From emergency powers to “classic” tools: more time, more selectivity
The shift away from IEEPA toward tools like Section 122 of the Trade Act of 1974 and, in parallel, investigations under Sections 301 and 232 creates a different environment for Mexico. Section 122 allows temporary surcharges in response to international payment imbalances, but it is time-limited and requires an institutional pathway that often involves discussions in Congress. Meanwhile, Section 301 targets practices deemed unfair and can result in product lists or targeted measures; Section 232, for its part, relies on national security criteria and has been used in strategic industries. For Mexico, this means pressure could move from across-the-board tariffs to sector-specific cases where lobbying, technical evidence, and bilateral coordination matter more—but also where measures can be surgical, hitting specific nodes of the supply chain.

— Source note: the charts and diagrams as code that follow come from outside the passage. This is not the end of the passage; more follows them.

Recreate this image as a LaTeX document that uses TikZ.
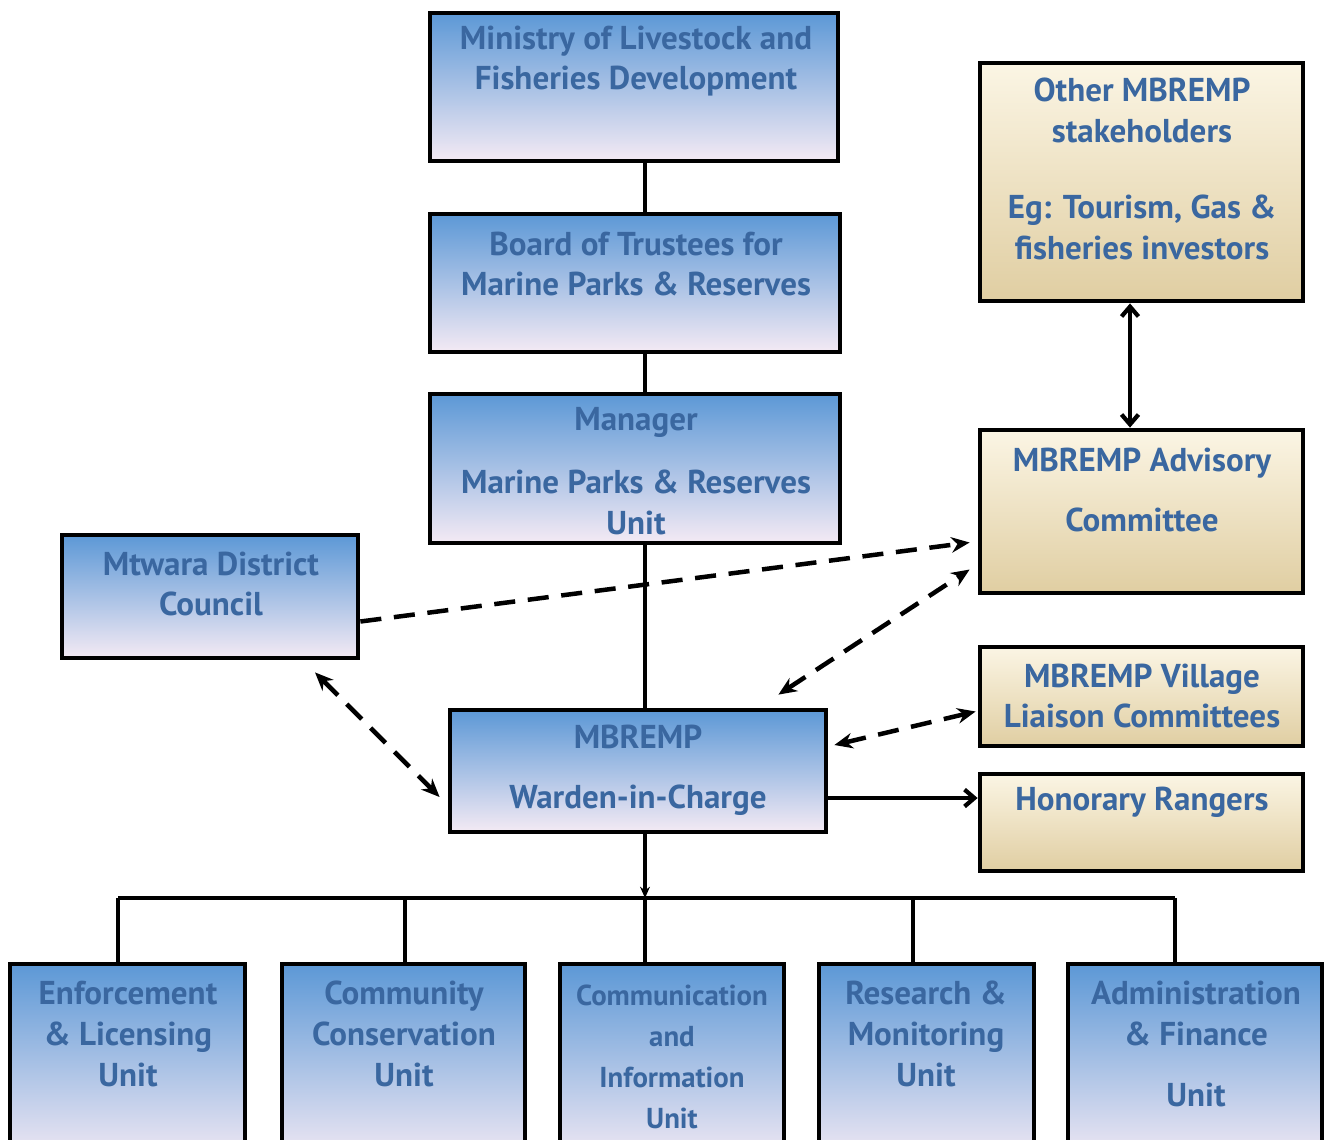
\documentclass[tikz,border=0pt]{standalone}
\usepackage{fontspec}
\setmainfont{PT Sans}
\usepackage{tikz}
\usetikzlibrary{calc,arrows.meta,positioning}

\definecolor{bluetop}{RGB}{92,152,214}
\definecolor{bluemid}{RGB}{160,200,237}
\definecolor{bluebot}{RGB}{244,234,244}
\definecolor{tantop}{RGB}{251,245,228}
\definecolor{tanmid}{RGB}{244,233,205}
\definecolor{tanbot}{RGB}{224,206,162}
\definecolor{txtblue}{RGB}{58,103,160}

\begin{document}
\begin{tikzpicture}[x=0.025cm, y=-0.025cm,
  bluebox/.style={draw=black, line width=3.4pt, top color=bluetop, middle color=bluemid, bottom color=bluebot},
  tanbox/.style={draw=black, line width=3.4pt, top color=tantop, middle color=tanmid, bottom color=tanbot},
  txt/.style={text=txtblue, font=\bfseries\fontsize{23.5}{29}\selectfont, align=center, inner sep=0pt},
  link/.style={line width=3pt},
  dashlink/.style={line width=3.2pt, dash pattern=on 15pt off 9pt},
  dashtip/.tip={Stealth[length=13pt,width=11pt]},
  solidtip/.tip={Straight Barb[length=7pt,width=12pt]}]

% Define lengths
\def\px{0.025cm}
\useasboundingbox (0,0) rectangle (1326,1139);

% Draw the main chain of boxes
\node[bluebox, minimum width=408*\px, minimum height=148*\px] (ministry) at (634,87) {};
\node[bluebox, minimum width=410*\px, minimum height=138*\px] (board) at (635,283) {};
\node[bluebox, minimum width=410*\px, minimum height=149*\px] (manager) at (635,468.5) {};
\node[bluebox, minimum width=296*\px, minimum height=123*\px] (mtwara) at (210,596.5) {};
\node[bluebox, minimum width=376*\px, minimum height=122*\px] (warden) at (638,771) {};

% Draw the boxes on the right
\node[tanbox, minimum width=323*\px, minimum height=238*\px] (other) at (1141.5,182) {};
\node[tanbox, minimum width=323*\px, minimum height=163*\px] (advisory) at (1141.5,511.5) {};
\node[tanbox, minimum width=323*\px, minimum height=99*\px] (village) at (1141.5,696.5) {};
\node[tanbox, minimum width=323*\px, minimum height=97*\px] (honorary) at (1141.5,822.5) {};

% Draw the units at the bottom
\node[bluebox, minimum width=235*\px, minimum height=200*\px] (enforce) at (127.5,1064) {};
\node[bluebox, minimum width=243*\px, minimum height=200*\px] (community) at (403.5,1064) {};
\node[bluebox, minimum width=224*\px, minimum height=200*\px] (comms) at (672,1064) {};
\node[bluebox, minimum width=215*\px, minimum height=200*\px] (research) at (926.5,1064) {};
\node[bluebox, minimum width=254*\px, minimum height=200*\px] (admin) at (1195,1064) {};

% Texts
\node[txt] (ministrytxt) at (636,61) {Ministry of Livestock and\\Fisheries Development};
\node[txt] (boardtxt) at (636,264) {Board of Trustees for\\Marine Parks \& Reserves};
\node[txt] (managertxt) at (636,471) {Manager\\[16pt]Marine Parks \& Reserves\\Unit};
\node[txt] (mtwaratxt) at (211,584) {Mtwara District\\Council};
\node[txt] (wardentxt) at (638,770) {MBREMP\\[14pt]Warden-in-Charge};
\node[txt] (othertxt) at (1142,169) {Other MBREMP\\stakeholders\\[25pt]Eg: Tourism, Gas \&\\fisheries investors};
\node[txt] (advisorytxt) at (1142,490) {MBREMP Advisory\\[14pt]Committee};
\node[txt] (villagetxt) at (1142,696) {MBREMP Village\\Liaison Committees};
\node[txt] (honorarytxt) at (1142,802) {Honorary Rangers};
\node[txt] (enforcetxt) at (128,1034) {Enforcement\\\& Licensing\\Unit};
\node[txt] (communitytxt) at (404,1034) {Community\\Conservation\\Unit};
\node[txt, font=\bfseries\fontsize{20.5}{29}\selectfont] (commstxt) at (672,1057) {Communication\\and\\Information\\Unit};
\node[txt] (researchtxt) at (926,1034) {Research \&\\Monitoring\\Unit};
\node[txt] (admintxt) at (1196,1044) {Administration\\\& Finance\\[14pt]Unit};

% Draw the trunk line
\coordinate (trunk) at (645,0);
\draw[link] (ministry.south -| trunk) -- (board.north -| trunk);
\draw[link] (board.south -| trunk) -- (manager.north -| trunk);
\draw[link] (manager.south -| trunk) -- (warden.north -| trunk);

% Draw the bus to the units
\coordinate (busL) at (118,898);
\coordinate (busR) at (1175,898);
\draw[link, -{Stealth[length=8pt,width=7pt]}] (warden.south -| trunk) -- (busL -| trunk);
\draw[link] (busL) -- (busR);
\foreach \unitname/\dropx in {enforce/118, community/405, comms/645, research/913, admin/1175}
  \draw[link] (\dropx,898) -- (\dropx,898 |- \unitname.north);

% Dashed links
\draw[dashlink, -{dashtip}] ([yshift=-25*\px]mtwara.east) -- ([xshift=-8*\px, yshift=-31*\px]advisory.west);
\draw[dashlink, {dashtip}-{dashtip}] ([xshift=-50*\px, yshift=13*\px]warden.north east) -- ([xshift=-8*\px, yshift=-58*\px]advisory.west);
\draw[dashlink, {dashtip}-{dashtip}] ([xshift=105*\px, yshift=-12*\px]mtwara.south) -- ([xshift=-8*\px, yshift=-26*\px]warden.west);
\draw[dashlink, {dashtip}-{dashtip}] ([xshift=6*\px, yshift=26*\px]warden.east) -- ([xshift=-2*\px, yshift=-15*\px]village.west);

% Solid arrows
\draw[link, -{solidtip}] ([yshift=-27*\px]warden.east) -- ([yshift=24.5*\px]honorary.west);
\draw[link, {solidtip}-{solidtip}] ([xshift=-11.5*\px]other.south) -- ([xshift=-11.5*\px]advisory.north);

\end{tikzpicture}
\end{document}
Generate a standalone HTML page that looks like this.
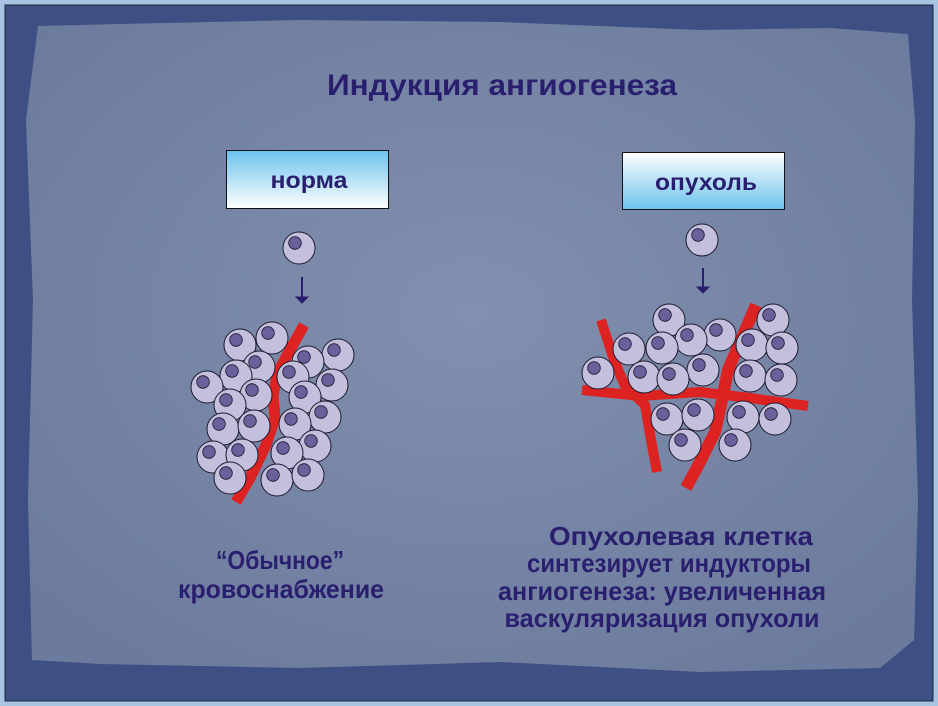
<!DOCTYPE html>
<html><head><meta charset="utf-8"><style>
html,body{margin:0;padding:0;width:938px;height:706px;overflow:hidden;background:#a9c3e3}
.t{font-family:"Liberation Sans",sans-serif;font-weight:bold;fill:#2a1f6e}
</style></head><body>
<svg width="938" height="706" viewBox="0 0 938 706" xmlns="http://www.w3.org/2000/svg">
<defs>
<radialGradient id="bg" cx="50%" cy="45%" r="65%">
<stop offset="0" stop-color="#8190ae"/><stop offset="1" stop-color="#6c7b9d"/></radialGradient>
<linearGradient id="g1" x1="0" y1="0" x2="0" y2="1"><stop offset="0" stop-color="#6cc2ec"/><stop offset="1" stop-color="#ffffff"/></linearGradient>
<linearGradient id="g2" x1="0" y1="0" x2="0" y2="1"><stop offset="0" stop-color="#ffffff"/><stop offset="1" stop-color="#6cc2ec"/></linearGradient>
<g id="c"><circle r="16" fill="#c3bfdd" stroke="#1c1a2c" stroke-width="1"/><circle cx="-4" cy="-5" r="6.3" fill="#6b5f9c" stroke="#1c1a2c" stroke-width="0.8"/></g>
</defs>
<rect x="5" y="5" width="928" height="696" fill="#3e5083" stroke="#1a2440" stroke-width="1"/>
<path d="M38,26 L120,24 L300,20 L500,22 L700,30 L830,28 L908,34 L915,120 L912,300 L918,500 L914,640 L880,668 L700,672 L500,662 L300,668 L100,664 L32,660 L28,500 L33,300 L26,120 Z" fill="url(#bg)"/>
<text x="502" y="95" text-anchor="middle" class="t" font-size="30" textLength="350" lengthAdjust="spacingAndGlyphs">Индукция ангиогенеза</text>
<rect x="226.5" y="150.5" width="162" height="58" fill="url(#g1)" stroke="#111" stroke-width="1"/>
<text x="309" y="188" text-anchor="middle" class="t" font-size="23" textLength="77" lengthAdjust="spacingAndGlyphs">норма</text>
<rect x="622.5" y="152.5" width="162" height="57" fill="url(#g2)" stroke="#111" stroke-width="1"/>
<text x="706" y="190" text-anchor="middle" class="t" font-size="23" textLength="102" lengthAdjust="spacingAndGlyphs">опухоль</text>
<g fill="#2a1f6e" stroke="#2a1f6e"><line x1="302" y1="277" x2="302" y2="298" stroke-width="2"/><path d="M296,297 L308,297 L302,303 Z"/>
<line x1="703" y1="268" x2="703" y2="288" stroke-width="2"/><path d="M697,287 L709,287 L703,293 Z"/></g>
<use href="#c" x="299" y="248"/><use href="#c" x="702" y="240"/>
<path d="M304,325 L290,350 L278,372 L273,395 L275,418 L266,445 L250,478 L236,502" fill="none" stroke="#dd2222" stroke-width="11" stroke-linejoin="round"/>
<g>
<use href="#c" x="240" y="345"/><use href="#c" x="272" y="338"/><use href="#c" x="338" y="355"/><use href="#c" x="308" y="362"/><use href="#c" x="259" y="367"/>
<use href="#c" x="236" y="376"/><use href="#c" x="293" y="377"/><use href="#c" x="207" y="387"/><use href="#c" x="332" y="385"/><use href="#c" x="256" y="395"/>
<use href="#c" x="305" y="397"/><use href="#c" x="230" y="405"/><use href="#c" x="325" y="417"/><use href="#c" x="223" y="429"/><use href="#c" x="254" y="426"/>
<use href="#c" x="295" y="424"/><use href="#c" x="315" y="446"/><use href="#c" x="213" y="457"/><use href="#c" x="242" y="455"/><use href="#c" x="287" y="453"/>
<use href="#c" x="230" y="478"/><use href="#c" x="277" y="480"/><use href="#c" x="308" y="475"/>
</g>
<g fill="none" stroke="#dd2222" stroke-width="10" stroke-linejoin="round">
<path d="M582,390 L640,396 L700,392 L750,398 L808,406"/>
<path d="M601,320 L614,360 L625,386 L645,405 L651,440 L657,472"/>
<path d="M756,305 L741,340 L728,370 L722,400 L715,432 L700,462 L686,488" stroke-width="12"/>
</g>
<g>
<use href="#c" x="669" y="320"/><use href="#c" x="773" y="320"/><use href="#c" x="720" y="335"/><use href="#c" x="691" y="340"/><use href="#c" x="752" y="345"/>
<use href="#c" x="629" y="349"/><use href="#c" x="662" y="348"/><use href="#c" x="782" y="348"/><use href="#c" x="703" y="370"/><use href="#c" x="598" y="373"/>
<use href="#c" x="644" y="377"/><use href="#c" x="673" y="379"/><use href="#c" x="750" y="376"/><use href="#c" x="781" y="380"/>
<use href="#c" x="667" y="419"/><use href="#c" x="698" y="415"/><use href="#c" x="743" y="417"/><use href="#c" x="775" y="419"/>
<use href="#c" x="685" y="445"/><use href="#c" x="735" y="445"/>
</g>
<g class="t" font-size="26" text-anchor="middle">
<text x="280" y="569" textLength="128" lengthAdjust="spacingAndGlyphs">“Обычное”</text>
<text x="281" y="598" textLength="206" lengthAdjust="spacingAndGlyphs">кровоснабжение</text>
<text x="681" y="545" textLength="264" lengthAdjust="spacingAndGlyphs">Опухолевая клетка</text>
<text x="669" y="572" textLength="284" lengthAdjust="spacingAndGlyphs">синтезирует индукторы</text>
<text x="662" y="600" textLength="328" lengthAdjust="spacingAndGlyphs">ангиогенеза: увеличенная</text>
<text x="662" y="627" textLength="315" lengthAdjust="spacingAndGlyphs">васкуляризация опухоли</text>
</g>
</svg>
</body></html>
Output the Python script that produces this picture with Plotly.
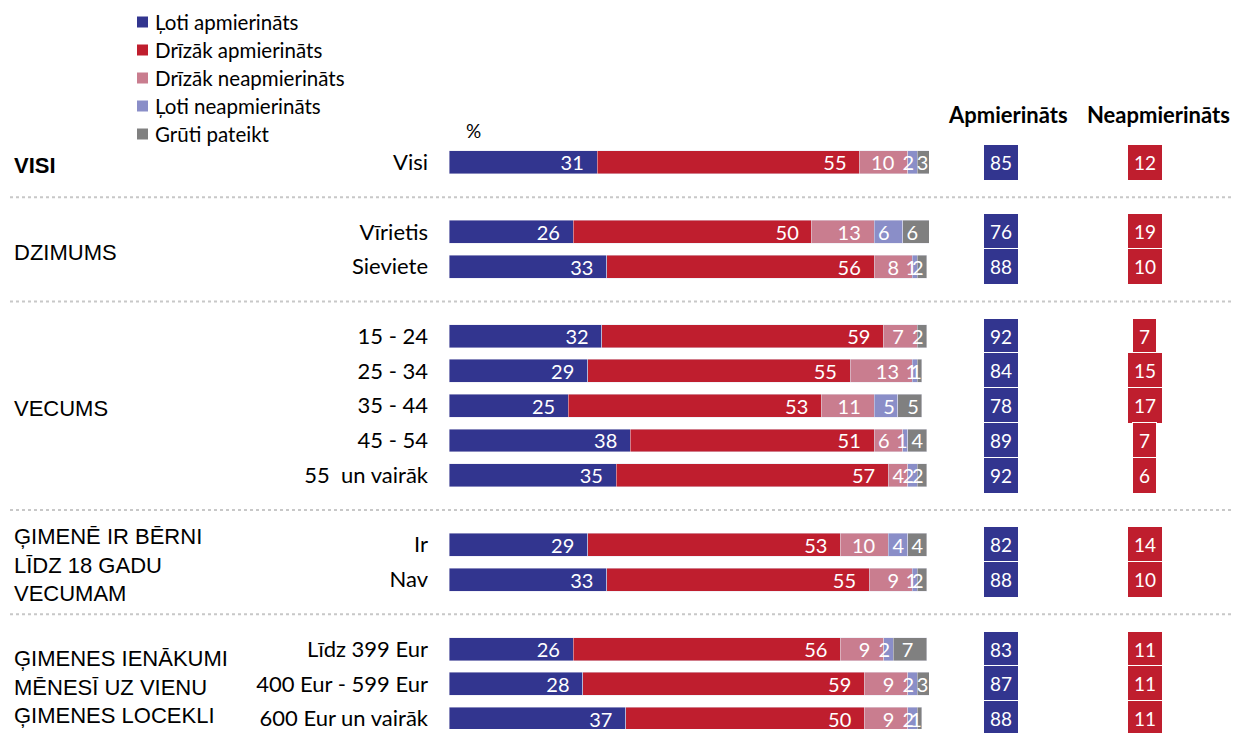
import plotly.graph_objects as go

# ---------------- data ----------------
groups = ["VISI", "DZIMUMS", "VECUMS",
          "ĢIMENĒ IR BĒRNI<br>LĪDZ 18 GADU<br>VECUMAM",
          "ĢIMENES IENĀKUMI<br>MĒNESĪ UZ VIENU<br>ĢIMENES LOCEKLI"]
group_sizes = [1, 2, 5, 2, 3]
categories = ["Visi", "Vīrietis", "Sieviete", "15 - 24", "25 - 34", "35 - 44",
              "45 - 54", "55\u00a0 un vairāk", "Ir", "Nav", "Līdz 399 Eur",
              "400 Eur - 599 Eur", "600 Eur un vairāk"]
series_names = ["Ļoti apmierināts", "Drīzāk apmierināts", "Drīzāk neapmierināts",
                "Ļoti neapmierināts", "Grūti pateikt"]
loti_apm = [31, 26, 33, 32, 29, 25, 38, 35, 29, 33, 26, 28, 37]
drizak_apm = [55, 50, 56, 59, 55, 53, 51, 57, 53, 55, 56, 59, 50]
drizak_neapm = [10, 13, 8, 7, 13, 11, 6, 4, 10, 9, 9, 9, 9]
loti_neapm = [2, 6, 1, 0, 1, 5, 1, 2, 4, 1, 2, 2, 2]
gruti = [3, 6, 2, 2, 1, 5, 4, 2, 4, 2, 7, 3, 1]
apmierinats = [85, 76, 88, 92, 84, 78, 89, 92, 82, 88, 83, 87, 88]
neapmierinats = [12, 19, 10, 7, 15, 17, 7, 6, 14, 10, 11, 11, 11]
colors = ["#32358F", "#BF1E2E", "#C97D8F", "#8A8EC8", "#808080"]
header_left = "Apmierināts"
header_right = "Neapmierināts"

# --------------- positions (rows with one empty row between groups) -------
ypos = []
group_centers = []
separators = []
k = 0
for gi, n in enumerate(group_sizes):
    rows = list(range(k, k + n))
    ypos.extend(rows)
    group_centers.append((rows[0] + rows[-1]) / 2)
    k += n
    if gi < len(group_sizes) - 1:
        separators.append(k)
        k += 1
ymax = ypos[-1]

# --------------- layout geometry ----------------
W, H = 1223, 725
ML, MR, MT, MB = 441, 302, 137, 4
PW, PH = W - ML - MR, H - MT - MB
OFF = 8  # page body margin


def px_x(X):
    return (X - OFF - ML) / PW


def px_y(Y):
    return 1 - (Y - OFF - MT) / PH


CAL = "Lato, 'Open Sans', sans-serif"
ARIAL = "'Liberation Sans', Arial, sans-serif"

fig = go.Figure()
for name, vals, col in zip(series_names,
                           [loti_apm, drizak_apm, drizak_neapm, loti_neapm, gruti],
                           colors):
    txt = [("" if v == 0 else (f"{v}\u00a0\u00a0" if v >= 6 else str(v))) for v in vals]
    fig.add_trace(go.Bar(
        x=vals, y=ypos, orientation="h", name=name, showlegend=False,
        marker=dict(color=col, line=dict(width=0.6, color="rgba(230,230,240,0.8)")),
        text=txt, texttemplate="%{text}", textposition="inside",
        insidetextanchor="end", constraintext="none", textangle=0,
        insidetextfont=dict(color="white", size=20, family=CAL),
        width=0.66, hoverinfo="skip",
    ))

ann = []
shapes = []
# legend (drawn by hand so it can sit in the top-left corner)
for i, (name, col) in enumerate(zip(series_names, colors)):
    yc = 22 + 28 * i
    shapes.append(dict(type="rect", xref="paper", yref="paper",
                       x0=px_x(137), x1=px_x(148), y0=px_y(yc + 5.5), y1=px_y(yc - 5.5),
                       fillcolor=col, line=dict(width=0)))
    ann.append(dict(x=px_x(153), xref="paper", y=px_y(yc), yref="paper", text=name,
                    xanchor="left", yanchor="middle", showarrow=False,
                    font=dict(family=CAL, size=20.5, color="black")))
# group labels
for g, c in zip(groups, group_centers):
    txt = f"<b>{g}</b>" if g == "VISI" else g
    ann.append(dict(x=px_x(12), xref="paper", y=c, yref="y", text=txt,
                    xanchor="left", yanchor="middle", align="left", showarrow=False,
                    yshift=-3, font=dict(family=ARIAL, size=22, color="black")))
# summary boxes
for y, a, n in zip(ypos, apmierinats, neapmierinats):
    ann.append(dict(x=px_x(1001), xref="paper", y=y, yref="y", text=str(a), showarrow=False,
                    xanchor="center", yanchor="middle",
                    bgcolor=colors[0], bordercolor="white", borderwidth=1, borderpad=6,
                    font=dict(family=CAL, size=19, color="white")))
    ann.append(dict(x=px_x(1144.5), xref="paper", y=y, yref="y", text=str(n), showarrow=False,
                    xanchor="center", yanchor="middle",
                    bgcolor=colors[1], bordercolor="white", borderwidth=1, borderpad=6,
                    font=dict(family=CAL, size=19, color="white")))
# headers
ann.append(dict(x=px_x(1007.5), xref="paper", y=px_y(115), yref="paper",
                text=f"<b>{header_left}</b>", xanchor="center", yanchor="middle",
                showarrow=False, font=dict(family=CAL, size=22, color="black")))
ann.append(dict(x=px_x(1158), xref="paper", y=px_y(115), yref="paper",
                text=f"<b>{header_right}</b>", xanchor="center", yanchor="middle",
                showarrow=False, font=dict(family=CAL, size=22, color="black")))
ann.append(dict(x=px_x(473), xref="paper", y=px_y(130), yref="paper", text="%",
                xanchor="center", yanchor="middle",
                showarrow=False, font=dict(family=CAL, size=19, color="black")))

shapes += [dict(type="line", xref="paper", yref="y", x0=px_x(10), x1=px_x(1240), y0=s, y1=s,
                line=dict(color="#C8C8C8", width=2, dash="dot")) for s in separators]

fig.update_layout(
    width=W, height=H, autosize=False,
    margin=dict(l=ML, r=MR, t=MT, b=MB, autoexpand=False),
    barmode="stack",
    plot_bgcolor="white", paper_bgcolor="white",
    font=dict(family=CAL, size=20, color="black"),
    showlegend=False,
    xaxis=dict(range=[0, 100.5], visible=False, fixedrange=True),
    yaxis=dict(range=[ymax + 0.3, -0.5], tickvals=ypos, ticktext=categories,
               showgrid=False, zeroline=False, showline=False, ticks="",
               ticklabelstandoff=20, tickfont=dict(family=CAL, size=22, color="black"),
               fixedrange=True),
    annotations=ann, shapes=shapes,
)

fig.write_html("out.html")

In the near term, one likely consequence is a ramp-up in economic diplomacy. Mexico has incentives to maintain ongoing dialogue with the Office of the U.S. Trade Representative (USTR) and the Commerce Department to anticipate investigations, defend regional integration, and prevent political disputes from turning into customs friction. The challenge is that the trade agenda overlaps with security, migration, and chemical precursor controls, making negotiations more complex: even if one tariff mechanism is struck down in court, the U.S. government can reframe pressure using other tools or through administrative reviews.
For Mexico’s private sector, the episode reinforces the need for documentary “armor”: strict USMCA compliance, origin certifications, input traceability, and internal controls that can withstand audits. This is especially relevant for midsize companies that joined export supply chains because of production relocation; a sector investigation or tougher inspections can turn a logistical advantage into a financial bottleneck through held inventory, longer border-crossing times, and higher compliance costs.
In markets, the signal also shows up in risk perception. When tariff policy becomes less unpredictable—because it is subject to procedures and litigation—volatility tied to sudden decisions tends to ease. But uncertainty doesn’t disappear; it shifts into longer processes, with leaks, drafts, consultation rounds, and retaliation scenarios, requiring Mexican companies and authorities to closely track U.S. regulatory timelines.
In perspective, the Supreme Court ruling closes off a fast-track way to impose tariffs, but it doesn’t change the fact that trade will remain at the center of U.S. economic policy. For Mexico, the message is twofold: there are checks that can limit extraordinary measures, but trade pressure can return on firmer legal grounds and with a focus on strategic sectors. The best defense in this environment combines USMCA compliance, gradual market diversification, and active management of regulatory and logistical risks at the border.
In short, the court decision lowers the odds of surprise, broad-based tariffs, but opens a phase of more technical and selective disputes. Mexico gains time, not immunity, and its challenge will be to sustain certainty for investment and exports amid a persistent U.S. trade policy backdrop.